Clock Management and Special Teams

Discussion in 'On The Field' started by Htown77, Oct 13, 2019.

  1. Htown77

    Htown77 5,000+ Posts

    Herman needs to find a coaching mentor to teach him the importance of clock management and special teams. At Texas, Mack Brown won a lot of games with clock management and special teams. Just a quick example, we had a bad start in the 2008 game and the Shipley kick off return for a touchdown fired our team back up. In general football, most coaches seem to have cared about clock management and special teams until the past 10 years. Les Miles used to be the exception, but now his lack of clock management seems to be the rule.

    Our special teams the past few weeks speak for themselves. Rather than Shipley kick return to fire us up, we shot ourselves in the foot on kick returns repeatedly yesterday.

    Our "2 minute drive" with no timeouts before half where we had 0 urgency and ended with Ehlinger throwing a 2 yard pass and Ehlinger running was one of the worst 2 minute drives I have ever seen.

    Also, on the 4th quarter drive where we kicked the field goal, we had a designed Ehlinger run on 2nd and 13 which had not worked all game and only achieved running 30 seconds off clock that we desperately needed. It is the little things like this where you go "does this coaching staff have no concept of the clock?"

    Hire a special teams coordinator. We need it. Charlie Strong also employed the "special teams by committee/no clock management" coaching style. Herman is better at the rest of it than Strong, but the same glaring deficiency as Strong in this area has lost us and will continue to lose us football games. If most coaches for the past 100 years can figure out clock management, than our "mensa" coach should be able to do so.

    Right now, in general college football, an average coach focusing on special teams and clock management could win games he otherwise should not and look like a great coach.

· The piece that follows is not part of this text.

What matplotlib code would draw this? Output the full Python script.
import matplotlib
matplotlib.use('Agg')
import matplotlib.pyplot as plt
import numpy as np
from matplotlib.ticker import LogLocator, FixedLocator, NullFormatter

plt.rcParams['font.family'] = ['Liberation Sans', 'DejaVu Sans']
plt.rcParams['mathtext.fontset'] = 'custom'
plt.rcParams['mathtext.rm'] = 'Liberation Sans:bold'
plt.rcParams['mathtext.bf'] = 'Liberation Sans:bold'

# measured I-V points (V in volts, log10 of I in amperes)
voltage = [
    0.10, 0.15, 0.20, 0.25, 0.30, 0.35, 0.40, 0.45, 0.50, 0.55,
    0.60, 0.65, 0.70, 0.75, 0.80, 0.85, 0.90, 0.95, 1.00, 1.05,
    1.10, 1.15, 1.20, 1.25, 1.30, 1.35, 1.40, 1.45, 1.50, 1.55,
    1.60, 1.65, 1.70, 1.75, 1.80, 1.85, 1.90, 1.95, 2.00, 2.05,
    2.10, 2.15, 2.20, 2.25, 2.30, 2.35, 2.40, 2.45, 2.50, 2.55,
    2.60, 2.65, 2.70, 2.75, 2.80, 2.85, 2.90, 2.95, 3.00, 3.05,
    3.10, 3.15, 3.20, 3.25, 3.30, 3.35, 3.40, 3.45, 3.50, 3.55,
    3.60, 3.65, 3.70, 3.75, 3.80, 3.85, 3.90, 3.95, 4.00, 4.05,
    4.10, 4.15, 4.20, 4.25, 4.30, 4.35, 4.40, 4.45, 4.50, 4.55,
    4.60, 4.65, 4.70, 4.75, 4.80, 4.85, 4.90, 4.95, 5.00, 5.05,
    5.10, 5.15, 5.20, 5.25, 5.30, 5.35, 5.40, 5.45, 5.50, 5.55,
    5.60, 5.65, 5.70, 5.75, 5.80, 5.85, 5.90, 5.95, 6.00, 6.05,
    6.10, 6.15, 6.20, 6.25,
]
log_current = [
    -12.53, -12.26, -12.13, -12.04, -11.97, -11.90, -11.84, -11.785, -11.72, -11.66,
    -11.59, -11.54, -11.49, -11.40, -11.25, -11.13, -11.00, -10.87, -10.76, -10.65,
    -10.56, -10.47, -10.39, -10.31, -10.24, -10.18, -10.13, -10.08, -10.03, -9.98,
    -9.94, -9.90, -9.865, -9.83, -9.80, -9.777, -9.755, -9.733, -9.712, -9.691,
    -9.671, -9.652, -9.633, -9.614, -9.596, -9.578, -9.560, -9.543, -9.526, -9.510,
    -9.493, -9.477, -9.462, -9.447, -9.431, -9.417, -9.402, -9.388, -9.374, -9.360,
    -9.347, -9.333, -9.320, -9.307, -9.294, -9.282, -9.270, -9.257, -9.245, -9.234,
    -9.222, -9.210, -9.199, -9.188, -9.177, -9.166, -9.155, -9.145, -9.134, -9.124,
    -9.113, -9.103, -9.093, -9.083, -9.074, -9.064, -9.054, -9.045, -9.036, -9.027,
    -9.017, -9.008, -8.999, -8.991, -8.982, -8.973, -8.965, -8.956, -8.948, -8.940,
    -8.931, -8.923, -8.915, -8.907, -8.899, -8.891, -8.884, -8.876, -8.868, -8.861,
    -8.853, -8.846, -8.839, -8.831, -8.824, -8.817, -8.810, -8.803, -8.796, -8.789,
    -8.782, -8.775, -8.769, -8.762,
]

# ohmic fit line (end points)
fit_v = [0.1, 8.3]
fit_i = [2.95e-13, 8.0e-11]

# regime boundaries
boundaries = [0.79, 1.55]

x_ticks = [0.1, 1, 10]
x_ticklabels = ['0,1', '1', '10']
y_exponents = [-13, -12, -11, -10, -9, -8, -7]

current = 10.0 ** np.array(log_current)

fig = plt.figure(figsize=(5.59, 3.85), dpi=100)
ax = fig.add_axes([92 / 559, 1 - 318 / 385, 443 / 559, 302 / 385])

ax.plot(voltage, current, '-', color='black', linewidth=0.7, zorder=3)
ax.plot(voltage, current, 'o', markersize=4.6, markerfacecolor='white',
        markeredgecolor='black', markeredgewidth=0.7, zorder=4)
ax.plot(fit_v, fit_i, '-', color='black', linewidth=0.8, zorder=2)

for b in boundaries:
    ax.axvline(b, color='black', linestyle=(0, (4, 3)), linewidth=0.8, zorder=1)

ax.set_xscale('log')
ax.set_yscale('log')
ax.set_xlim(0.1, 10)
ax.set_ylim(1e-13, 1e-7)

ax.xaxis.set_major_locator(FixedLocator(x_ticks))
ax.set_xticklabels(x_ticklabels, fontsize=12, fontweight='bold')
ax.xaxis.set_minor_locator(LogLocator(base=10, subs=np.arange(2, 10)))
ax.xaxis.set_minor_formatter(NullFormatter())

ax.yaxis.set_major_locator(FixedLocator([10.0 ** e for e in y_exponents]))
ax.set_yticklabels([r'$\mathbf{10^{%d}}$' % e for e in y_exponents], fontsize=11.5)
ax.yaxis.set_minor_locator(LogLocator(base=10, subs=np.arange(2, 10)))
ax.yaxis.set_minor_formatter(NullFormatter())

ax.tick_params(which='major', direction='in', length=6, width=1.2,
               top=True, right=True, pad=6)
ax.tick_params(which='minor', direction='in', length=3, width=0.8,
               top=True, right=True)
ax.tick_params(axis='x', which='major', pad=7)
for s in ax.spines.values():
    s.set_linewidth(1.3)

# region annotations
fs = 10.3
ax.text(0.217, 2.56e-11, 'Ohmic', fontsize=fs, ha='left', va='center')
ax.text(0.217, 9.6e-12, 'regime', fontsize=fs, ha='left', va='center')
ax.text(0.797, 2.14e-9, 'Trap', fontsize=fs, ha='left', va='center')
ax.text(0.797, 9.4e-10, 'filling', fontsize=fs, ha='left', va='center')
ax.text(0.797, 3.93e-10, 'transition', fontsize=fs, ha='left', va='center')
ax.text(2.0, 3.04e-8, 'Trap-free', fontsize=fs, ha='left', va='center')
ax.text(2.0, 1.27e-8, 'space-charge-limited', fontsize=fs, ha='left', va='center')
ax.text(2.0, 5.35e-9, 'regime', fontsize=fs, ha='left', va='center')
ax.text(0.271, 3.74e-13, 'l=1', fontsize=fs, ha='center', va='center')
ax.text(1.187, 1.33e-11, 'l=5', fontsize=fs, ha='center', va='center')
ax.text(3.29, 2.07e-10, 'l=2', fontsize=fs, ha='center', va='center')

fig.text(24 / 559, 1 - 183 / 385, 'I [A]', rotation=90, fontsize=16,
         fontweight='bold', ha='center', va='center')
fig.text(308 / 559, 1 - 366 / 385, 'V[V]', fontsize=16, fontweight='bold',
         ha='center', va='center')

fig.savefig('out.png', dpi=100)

    Side note: I am not going to even fault Ehlinger on the two minute drives anymore because it is pretty obvious that, with the offense's lack of urgency as a whole, the offense is being terribly coached in this area. Ehlinger is almost certainly doing what he is told which is "ignore the clock and operate like we have 10 minutes and 3 timeouts, not less than 2 minutes and 0 timeouts."
     
    • Agree Agree x 1
    Last edited: Oct 13, 2019
  2. Statalyzer

    Statalyzer 10,000+ Posts

    Duvernay cost us 44 yards that game by not fair catching when he should have.
     
    • Agree Agree x 1
  3. Pomspoms

    Pomspoms 5,000+ Posts

    If I were the special teams coach I would be happy with the 25 yard line but run it out a couple of times. Mix it up take a chance.
    Someone said that our average starting spot was the 17 yard line after kickoffs. Only an 8 yard difference. It's what happens afterwards that matters. if we go 3 and out or one first down or 2 or 3 it only matters when we punt the ball away. So Duvernays decisions doesn't make a big deal to me, especially when and if he were to break one.
     
  4. Chop

    Chop 10,000+ Posts

    Did you ever watch the Houston Oilers' Warren Moon run his offense with less than 2 minutes left in a tight game? We're not quite that frustrating at UT this year, but we're in the same ballpark.
     
  5. wadster

    wadster 5,000+ Posts

    Course clock management cost us the 08 game against Tech. If Colt snaps with 5 or less seconds on that last drive we play for an NC. You can't control a lot of things as a coach, but you sure the hell control when you snap the ball. In this game what pissed me off on that last drive before the half, we threw an incomplete deep and guys just jogged back to the line. WTF???
     
    • Agree Agree x 2
  6. Htown77

    Htown77 5,000+ Posts

    One of the kicks he fielded was clearly going out of bounds and we would have received it at the 35. There was also the fair catch incident. The special teams were horrendous.

    The problem is this has happened a lot of under Herman. Just off the top of my head OU last year, WVU last year and before halftime against Okie State this year. I want to say Baylor last year as well.
     
    • Agree Agree x 2
  7. Htown77

    Htown77 5,000+ Posts

    On the very first kick return, the UT return went and caught a ball out-of-bounds. It was okay, but the fact he was trying to catch it is troubling.
     
  8. Htown77

    Htown77 5,000+ Posts

    We returned our second kickoff to the 12. Then Les Miles smartly squibbed it and we started on the 18.

    The commentators said we are the only team in the country with negative punt return yards. I checked. We are. We are 130 out of 130 teams.

    Herman needs a special teams coordinator.
     
  9. Htown77

    Htown77 5,000+ Posts

    The blocked field goal was a vast improvement. However, that was a potential return for a TD and we could not pick up the football. I do not understand why we cannot return kicks in any circumstance.
     
  10. wadster

    wadster 5,000+ Posts

    4 guys looked like the keystone cops.